Pada tanggal 1 Agustus 2017, BPS kembali merilis data NTP dan Nilai Tukar Usaha Pertanian (NTUP). NTP bulan Juli 2017 sebesar 100,65 atau meningkat 0,12% dibandingkan NTP Juni 2017. Sementara nilai NTUP bulan Juli 2017 adalah 109,75 atau meningkat 0,15% dari bulan Juni 2017.
Anggota Masyarakat Agribisnis dan Agroindustri Indonesia (MAI), Sidi Asmono, menjelaskan nilai NTP di atas 100, berarti petani lebih sejahtera karena diperoleh surplus dari rasio indeks harga yang diterima petani (IT) lebih tinggi dari indeks harga yang dibayarkan petani (IB).
Demikian pula sebaliknya. Parameter NTP ini sebenarnya hanya menggambarkan kemampuan daya beli petani, dan tidak menggambarkan kesejahteraan petani.

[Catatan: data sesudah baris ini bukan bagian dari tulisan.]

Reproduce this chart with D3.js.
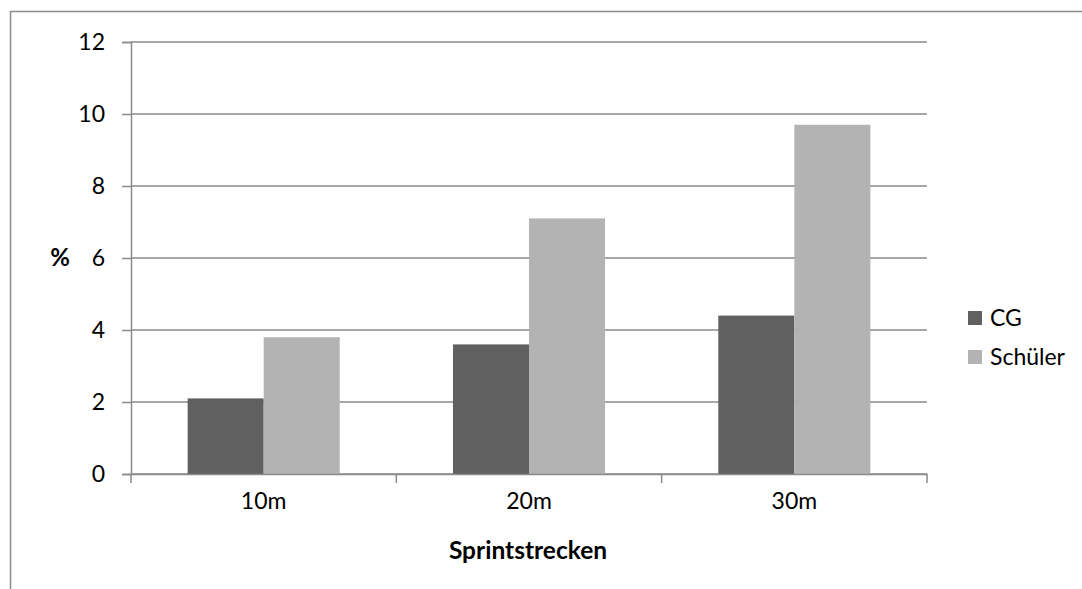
<!DOCTYPE html>
<html>
<head>
<meta charset="utf-8">
<script src="https://cdn.jsdelivr.net/npm/d3@7"></script>
<style>
  html, body { margin: 0; padding: 0; background: #fff; }
  svg { display: block; font-family: Lato, "Open Sans", sans-serif; }
</style>
</head>
<body>
<svg id="chart" width="1082" height="589"></svg>
<script>
const categories = ["10m", "20m", "30m"];
const seriesNames = ["CG", "Schüler"];
const cgValues = [2.1, 3.6, 4.4];
const schuelerValues = [3.8, 7.1, 9.7];
const yTicks = [0, 2, 4, 6, 8, 10, 12];
const colors = ["#606060", "#b3b3b3"];

(function () {
const svg = d3.select("#chart");
const gridColor = "#8a8a8a";
const fontSize = 23;

// outer frame of the chart area
svg.append("rect")
  .attr("x", 10.5).attr("y", 11.5)
  .attr("width", 1100).attr("height", 620)
  .attr("fill", "none").attr("stroke", "#8c8c8c").attr("stroke-width", 1.5);

const plotLeft = 131, plotRight = 927, plotTop = 42, plotBottom = 474;

const x = d3.scaleBand().domain(categories).range([plotLeft, plotRight]).paddingInner(0).paddingOuter(0);
const y = d3.scaleLinear().domain([0, 12]).range([plotBottom, plotTop]);
const inner = d3.scaleBand().domain(seriesNames).range([0, x.bandwidth()]).paddingOuter(0.745).paddingInner(0);

// horizontal gridlines
svg.append("g").selectAll("line").data(yTicks).join("line")
  .attr("x1", plotLeft).attr("x2", plotRight)
  .attr("y1", d => y(d)).attr("y2", d => y(d))
  .attr("stroke", gridColor).attr("stroke-width", 1.5);

// y axis
const yAxis = svg.append("g").attr("transform", `translate(${plotLeft},0)`)
  .call(d3.axisLeft(y).tickValues(yTicks).tickSize(9).tickPadding(17));
yAxis.select(".domain").attr("stroke", gridColor).attr("stroke-width", 1.5);
yAxis.selectAll(".tick line").attr("stroke", gridColor).attr("stroke-width", 1.5);
yAxis.selectAll(".tick text").attr("font-size", fontSize).attr("fill", "#000")
  .attr("font-family", "Lato, sans-serif");

// bars
const rows = categories.map((c, i) => ({ cat: c, vals: [cgValues[i], schuelerValues[i]] }));
const groups = svg.append("g").selectAll("g").data(rows).join("g")
  .attr("transform", d => `translate(${x(d.cat)},0)`);
groups.selectAll("rect").data(d => d.vals.map((v, j) => ({ name: seriesNames[j], v, j })))
  .join("rect")
  .attr("x", d => inner(d.name))
  .attr("width", inner.bandwidth())
  .attr("y", d => y(d.v))
  .attr("height", d => y(0) - y(d.v))
  .attr("fill", d => colors[d.j]);

// x axis
const xAxis = svg.append("g").attr("transform", `translate(0,${plotBottom})`)
  .call(d3.axisBottom(x).tickSize(0).tickPadding(19));
xAxis.select(".domain").attr("stroke", gridColor).attr("stroke-width", 1.5);
xAxis.selectAll(".tick text").attr("font-size", fontSize).attr("fill", "#000")
  .attr("font-family", "Lato, sans-serif");
// category boundary ticks
const boundaries = [plotLeft].concat(categories.map(c => x(c) + x.bandwidth()));
svg.append("g").selectAll("line").data(boundaries).join("line")
  .attr("x1", d => d).attr("x2", d => d)
  .attr("y1", plotBottom).attr("y2", plotBottom + 9)
  .attr("stroke", gridColor).attr("stroke-width", 1.5);

// axis titles
svg.append("text").attr("x", 60).attr("y", 258).attr("dy", "0.35em")
  .attr("text-anchor", "middle").attr("font-weight", "bold").attr("font-size", 24).text("%");
svg.append("text").attr("x", 528).attr("y", 550).attr("dy", "0.35em")
  .attr("text-anchor", "middle").attr("font-weight", "bold").attr("font-size", 24.5).text("Sprintstrecken");

// legend
const legend = svg.append("g").selectAll("g").data(seriesNames).join("g")
  .attr("transform", (d, i) => `translate(968,${318 + i * 39})`);
legend.append("rect").attr("x", 0).attr("y", -7).attr("width", 14).attr("height", 14)
  .attr("fill", (d, i) => colors[i]);
legend.append("text").attr("x", 22).attr("y", 0).attr("dy", "0.35em")
  .attr("font-size", fontSize).text(d => d);
})();
</script>
</body>
</html>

"Sampai saat ini masih ada anggapan kurang tepat bahwa apabila angka NTP bulan ini lebih tinggi dari bulan sebelumnya, berarti petani bulan ini lebih sejahtera dari sebelumnya. Padahal diketahui pertanian bersifat musiman, sehingga seiring perubahan antar waktu akan terjadi fluktuasi IB dan IT sebagai fenomena bulanan saja. Artinya sulit memastikan kesejahteraan petani yang berubah sesuai angka NTP bulanan tersebut," ungkapnya di Jakarta, Minggu (6/8).
Sidi menegaskan mengukur kesejahteraan petani itu tidak sesederhana dari parameter NTP. Karena NTP merupakan rasio IB dengan IT. Maka NTP lebih tepat untuk mengukur kemampuan daya beli petani dari perubahan perilaku indek harga.
"Semakin tinggi nilai NTP, dapat dikatakan daya beli petani semakin baik, namun belum tentu menggambarkan sejahtera. Hal ini karena NTP hanya membandingkan indeks dengan kondisi tahun dasar. Secara periodek lima tahunan, dilakukan penyesuaian tahun dasar NTP sama dengan 100," tegasnya.
Perlu diketahui, perilaku NTP tidak lepas dari faktor penyusunnya. Yaitu pergerakan nilai dari komponen IT dan IB. Untuk menggambarkan IB dapat dilihat dari laju pertumbuhan tertinggi untuk konsumsi rumah tangga pada Januari-Juni 2017 berasal dari pengeluaran perumahan sebesar 0,7 persen dibandingkan periode sama 2016 dan pengeluaran sandang 0,5 persen, pengeluaran makanan jadi 0,66 persen dan biaya Produksi dan Penambahan Barang Modal (BPPBM).
"Laju kenaikan upah buruh tani merupakan yang tertinggi yaitu mencapai 0,37 persen setiap bulannya," sebut Sidi.
Menurut Sidi, ada satu keunggulan dari NTP, yaitu angka IB sebenarnya menggambarkan perubahan indeks harga seluruh pengeluaran petani baik untuk keperluan belanja faktor produksi, pangan, sandang, papan dan lainnya sehingga dijadikan sebagai ukuran inflasi di pedesaan. Selanjutnya apabila angka IB ini dipersempit hanya untuk pengeluaran faktor produksi untuk bertani, maka rasio IT dengan IB ini disebut NTUP, yaitu rasio indek harga yang diterima petani dibandingkan dengan indek harga yang dibayarkan petani untuk proses produksinya.
"Hal inilah yang menyebabkan walaupun NTP nasional sejak Januari hingga Juni 2017 selalu di atas 100, namun NTP tanaman pangan masih di bawah 100. Hal ini karena indek harga yang dibayarkan petani tanaman pangan untuk seluruh pengeluaran rumah tangganya lebih tinggi dari pada indek harga yang diterima dari usahataninya," paparnya.
Sidi menilai, terjadinya hal ini disebabkan karena inflasi terutama di pedesaan yang berdampak kepada daya beli ke petani tanaman pangan. Namun demikian, bila dilihat kemampuan usahatani petani tanaman pangan, terbukti feasible dan masih surplus nilai NTUP di atas 100. Skor NTUP tanaman pangan selama enam bulan terakhir rerata 103,54, dan NTUP bulan Juni 2017 sebesar 104,38 lebih tinggi dibandingkan bulan sebelumnya dan lebih tinggi dari rerata enam bulan terakhir.
"NTUP baik untuk tanaman pangan, hortikultura, perkebunan rakyat dan peternakan selalu di atas 100 artinya surplus yaitu indek harga yang diterima petani lebih tinggi dibandingkan indek harga yang dibayarkan petani untuk usahataninya," terangnya.